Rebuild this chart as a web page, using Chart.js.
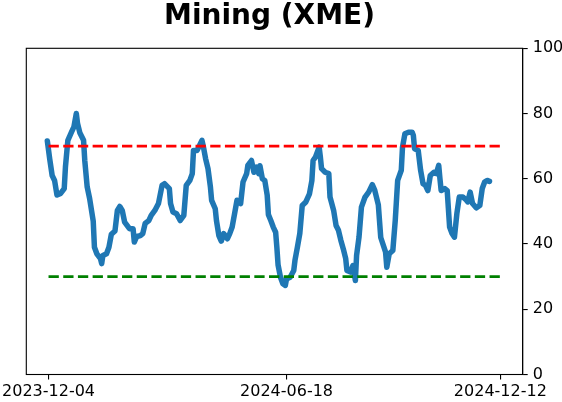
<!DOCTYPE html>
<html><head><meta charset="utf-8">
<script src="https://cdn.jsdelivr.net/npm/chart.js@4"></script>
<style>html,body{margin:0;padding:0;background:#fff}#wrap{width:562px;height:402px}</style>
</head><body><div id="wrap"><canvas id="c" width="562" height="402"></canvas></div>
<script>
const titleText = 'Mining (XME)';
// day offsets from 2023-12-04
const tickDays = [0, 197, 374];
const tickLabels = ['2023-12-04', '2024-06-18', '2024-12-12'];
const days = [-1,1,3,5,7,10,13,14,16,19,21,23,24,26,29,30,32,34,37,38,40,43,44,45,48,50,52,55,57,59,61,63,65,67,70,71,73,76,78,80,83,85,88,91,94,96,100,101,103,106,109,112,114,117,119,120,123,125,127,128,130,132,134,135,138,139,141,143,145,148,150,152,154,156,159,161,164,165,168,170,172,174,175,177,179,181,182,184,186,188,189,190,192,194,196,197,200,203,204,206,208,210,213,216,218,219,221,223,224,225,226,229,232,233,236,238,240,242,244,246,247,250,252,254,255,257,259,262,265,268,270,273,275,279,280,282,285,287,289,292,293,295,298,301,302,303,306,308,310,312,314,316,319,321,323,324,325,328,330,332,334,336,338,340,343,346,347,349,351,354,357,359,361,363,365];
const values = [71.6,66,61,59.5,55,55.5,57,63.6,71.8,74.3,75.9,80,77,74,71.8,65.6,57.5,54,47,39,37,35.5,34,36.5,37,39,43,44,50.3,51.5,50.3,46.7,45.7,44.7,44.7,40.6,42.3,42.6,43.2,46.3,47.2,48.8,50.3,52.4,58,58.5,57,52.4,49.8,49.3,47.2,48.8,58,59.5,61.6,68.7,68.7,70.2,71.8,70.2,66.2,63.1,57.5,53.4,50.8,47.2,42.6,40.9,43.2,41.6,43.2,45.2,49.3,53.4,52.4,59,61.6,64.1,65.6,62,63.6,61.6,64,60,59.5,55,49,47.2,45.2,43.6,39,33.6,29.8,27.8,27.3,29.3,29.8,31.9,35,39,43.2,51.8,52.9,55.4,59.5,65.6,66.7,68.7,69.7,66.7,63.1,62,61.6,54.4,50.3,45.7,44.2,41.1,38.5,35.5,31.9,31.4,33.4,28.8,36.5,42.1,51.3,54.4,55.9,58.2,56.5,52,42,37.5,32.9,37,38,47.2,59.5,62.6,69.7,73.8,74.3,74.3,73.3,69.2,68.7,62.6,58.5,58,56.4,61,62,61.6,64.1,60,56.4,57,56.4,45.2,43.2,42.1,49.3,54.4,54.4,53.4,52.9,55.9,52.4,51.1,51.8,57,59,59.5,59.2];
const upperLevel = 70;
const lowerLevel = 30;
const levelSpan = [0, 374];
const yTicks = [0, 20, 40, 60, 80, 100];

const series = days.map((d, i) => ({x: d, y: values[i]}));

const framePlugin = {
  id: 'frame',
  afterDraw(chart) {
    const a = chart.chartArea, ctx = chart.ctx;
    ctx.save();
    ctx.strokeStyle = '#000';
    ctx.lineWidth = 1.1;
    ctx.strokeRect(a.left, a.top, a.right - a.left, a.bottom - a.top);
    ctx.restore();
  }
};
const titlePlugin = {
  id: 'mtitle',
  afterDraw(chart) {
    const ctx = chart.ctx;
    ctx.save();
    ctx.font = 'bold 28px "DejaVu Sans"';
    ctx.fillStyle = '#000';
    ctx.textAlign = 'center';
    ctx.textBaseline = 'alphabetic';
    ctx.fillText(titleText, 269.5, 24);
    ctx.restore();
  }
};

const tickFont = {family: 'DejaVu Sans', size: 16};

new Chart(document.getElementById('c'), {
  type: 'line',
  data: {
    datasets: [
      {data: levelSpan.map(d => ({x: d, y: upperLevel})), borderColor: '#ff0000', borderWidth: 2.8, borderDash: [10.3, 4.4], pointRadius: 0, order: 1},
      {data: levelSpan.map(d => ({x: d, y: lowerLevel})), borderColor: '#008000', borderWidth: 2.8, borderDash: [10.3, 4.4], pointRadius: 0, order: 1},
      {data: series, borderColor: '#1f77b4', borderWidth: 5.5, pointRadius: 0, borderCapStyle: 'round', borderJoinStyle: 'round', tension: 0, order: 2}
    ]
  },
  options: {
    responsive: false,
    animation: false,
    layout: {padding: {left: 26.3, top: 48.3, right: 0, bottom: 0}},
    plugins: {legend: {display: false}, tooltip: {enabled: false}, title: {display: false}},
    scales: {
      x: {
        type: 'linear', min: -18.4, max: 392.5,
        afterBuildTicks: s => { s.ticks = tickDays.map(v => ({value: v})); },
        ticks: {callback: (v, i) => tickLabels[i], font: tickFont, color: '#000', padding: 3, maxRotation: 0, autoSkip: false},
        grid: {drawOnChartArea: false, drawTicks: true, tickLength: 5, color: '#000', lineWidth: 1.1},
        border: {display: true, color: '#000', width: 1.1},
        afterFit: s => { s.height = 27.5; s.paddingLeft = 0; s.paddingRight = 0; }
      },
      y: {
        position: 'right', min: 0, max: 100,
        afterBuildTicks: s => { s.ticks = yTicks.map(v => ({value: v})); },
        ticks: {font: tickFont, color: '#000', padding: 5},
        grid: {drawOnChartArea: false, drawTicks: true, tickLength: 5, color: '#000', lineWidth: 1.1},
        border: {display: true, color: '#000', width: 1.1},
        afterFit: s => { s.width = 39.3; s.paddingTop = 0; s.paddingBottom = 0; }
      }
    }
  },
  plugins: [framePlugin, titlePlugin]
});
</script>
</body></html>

━━━━━━━━

**Stated problem**
Reproduce all of the material above word for word. Omit the pictures.

**Result of the exercise**
Rebuild this chart as a web page, using Chart.js.
<!DOCTYPE html>
<html><head><meta charset="utf-8">
<script src="https://cdn.jsdelivr.net/npm/chart.js@4"></script>
<style>html,body{margin:0;padding:0;background:#fff}#wrap{width:562px;height:402px}</style>
</head><body><div id="wrap"><canvas id="c" width="562" height="402"></canvas></div>
<script>
const titleText = 'Mining (XME)';
// day offsets from 2023-12-04
const tickDays = [0, 197, 374];
const tickLabels = ['2023-12-04', '2024-06-18', '2024-12-12'];
const days = [-1,1,3,5,7,10,13,14,16,19,21,23,24,26,29,30,32,34,37,38,40,43,44,45,48,50,52,55,57,59,61,63,65,67,70,71,73,76,78,80,83,85,88,91,94,96,100,101,103,106,109,112,114,117,119,120,123,125,127,128,130,132,134,135,138,139,141,143,145,148,150,152,154,156,159,161,164,165,168,170,172,174,175,177,179,181,182,184,186,188,189,190,192,194,196,197,200,203,204,206,208,210,213,216,218,219,221,223,224,225,226,229,232,233,236,238,240,242,244,246,247,250,252,254,255,257,259,262,265,268,270,273,275,279,280,282,285,287,289,292,293,295,298,301,302,303,306,308,310,312,314,316,319,321,323,324,325,328,330,332,334,336,338,340,343,346,347,349,351,354,357,359,361,363,365];
const values = [71.6,66,61,59.5,55,55.5,57,63.6,71.8,74.3,75.9,80,77,74,71.8,65.6,57.5,54,47,39,37,35.5,34,36.5,37,39,43,44,50.3,51.5,50.3,46.7,45.7,44.7,44.7,40.6,42.3,42.6,43.2,46.3,47.2,48.8,50.3,52.4,58,58.5,57,52.4,49.8,49.3,47.2,48.8,58,59.5,61.6,68.7,68.7,70.2,71.8,70.2,66.2,63.1,57.5,53.4,50.8,47.2,42.6,40.9,43.2,41.6,43.2,45.2,49.3,53.4,52.4,59,61.6,64.1,65.6,62,63.6,61.6,64,60,59.5,55,49,47.2,45.2,43.6,39,33.6,29.8,27.8,27.3,29.3,29.8,31.9,35,39,43.2,51.8,52.9,55.4,59.5,65.6,66.7,68.7,69.7,66.7,63.1,62,61.6,54.4,50.3,45.7,44.2,41.1,38.5,35.5,31.9,31.4,33.4,28.8,36.5,42.1,51.3,54.4,55.9,58.2,56.5,52,42,37.5,32.9,37,38,47.2,59.5,62.6,69.7,73.8,74.3,74.3,73.3,69.2,68.7,62.6,58.5,58,56.4,61,62,61.6,64.1,60,56.4,57,56.4,45.2,43.2,42.1,49.3,54.4,54.4,53.4,52.9,55.9,52.4,51.1,51.8,57,59,59.5,59.2];
const upperLevel = 70;
const lowerLevel = 30;
const levelSpan = [0, 374];
const yTicks = [0, 20, 40, 60, 80, 100];

const series = days.map((d, i) => ({x: d, y: values[i]}));

const framePlugin = {
  id: 'frame',
  afterDraw(chart) {
    const a = chart.chartArea, ctx = chart.ctx;
    ctx.save();
    ctx.strokeStyle = '#000';
    ctx.lineWidth = 1.1;
    ctx.strokeRect(a.left, a.top, a.right - a.left, a.bottom - a.top);
    ctx.restore();
  }
};
const titlePlugin = {
  id: 'mtitle',
  afterDraw(chart) {
    const ctx = chart.ctx;
    ctx.save();
    ctx.font = 'bold 28px "DejaVu Sans"';
    ctx.fillStyle = '#000';
    ctx.textAlign = 'center';
    ctx.textBaseline = 'alphabetic';
    ctx.fillText(titleText, 269.5, 24);
    ctx.restore();
  }
};

const tickFont = {family: 'DejaVu Sans', size: 16};

new Chart(document.getElementById('c'), {
  type: 'line',
  data: {
    datasets: [
      {data: levelSpan.map(d => ({x: d, y: upperLevel})), borderColor: '#ff0000', borderWidth: 2.8, borderDash: [10.3, 4.4], pointRadius: 0, order: 1},
      {data: levelSpan.map(d => ({x: d, y: lowerLevel})), borderColor: '#008000', borderWidth: 2.8, borderDash: [10.3, 4.4], pointRadius: 0, order: 1},
      {data: series, borderColor: '#1f77b4', borderWidth: 5.5, pointRadius: 0, borderCapStyle: 'round', borderJoinStyle: 'round', tension: 0, order: 2}
    ]
  },
  options: {
    responsive: false,
    animation: false,
    layout: {padding: {left: 26.3, top: 48.3, right: 0, bottom: 0}},
    plugins: {legend: {display: false}, tooltip: {enabled: false}, title: {display: false}},
    scales: {
      x: {
        type: 'linear', min: -18.4, max: 392.5,
        afterBuildTicks: s => { s.ticks = tickDays.map(v => ({value: v})); },
        ticks: {callback: (v, i) => tickLabels[i], font: tickFont, color: '#000', padding: 3, maxRotation: 0, autoSkip: false},
        grid: {drawOnChartArea: false, drawTicks: true, tickLength: 5, color: '#000', lineWidth: 1.1},
        border: {display: true, color: '#000', width: 1.1},
        afterFit: s => { s.height = 27.5; s.paddingLeft = 0; s.paddingRight = 0; }
      },
      y: {
        position: 'right', min: 0, max: 100,
        afterBuildTicks: s => { s.ticks = yTicks.map(v => ({value: v})); },
        ticks: {font: tickFont, color: '#000', padding: 5},
        grid: {drawOnChartArea: false, drawTicks: true, tickLength: 5, color: '#000', lineWidth: 1.1},
        border: {display: true, color: '#000', width: 1.1},
        afterFit: s => { s.width = 39.3; s.paddingTop = 0; s.paddingBottom = 0; }
      }
    }
  },
  plugins: [framePlugin, titlePlugin]
});
</script>
</body></html>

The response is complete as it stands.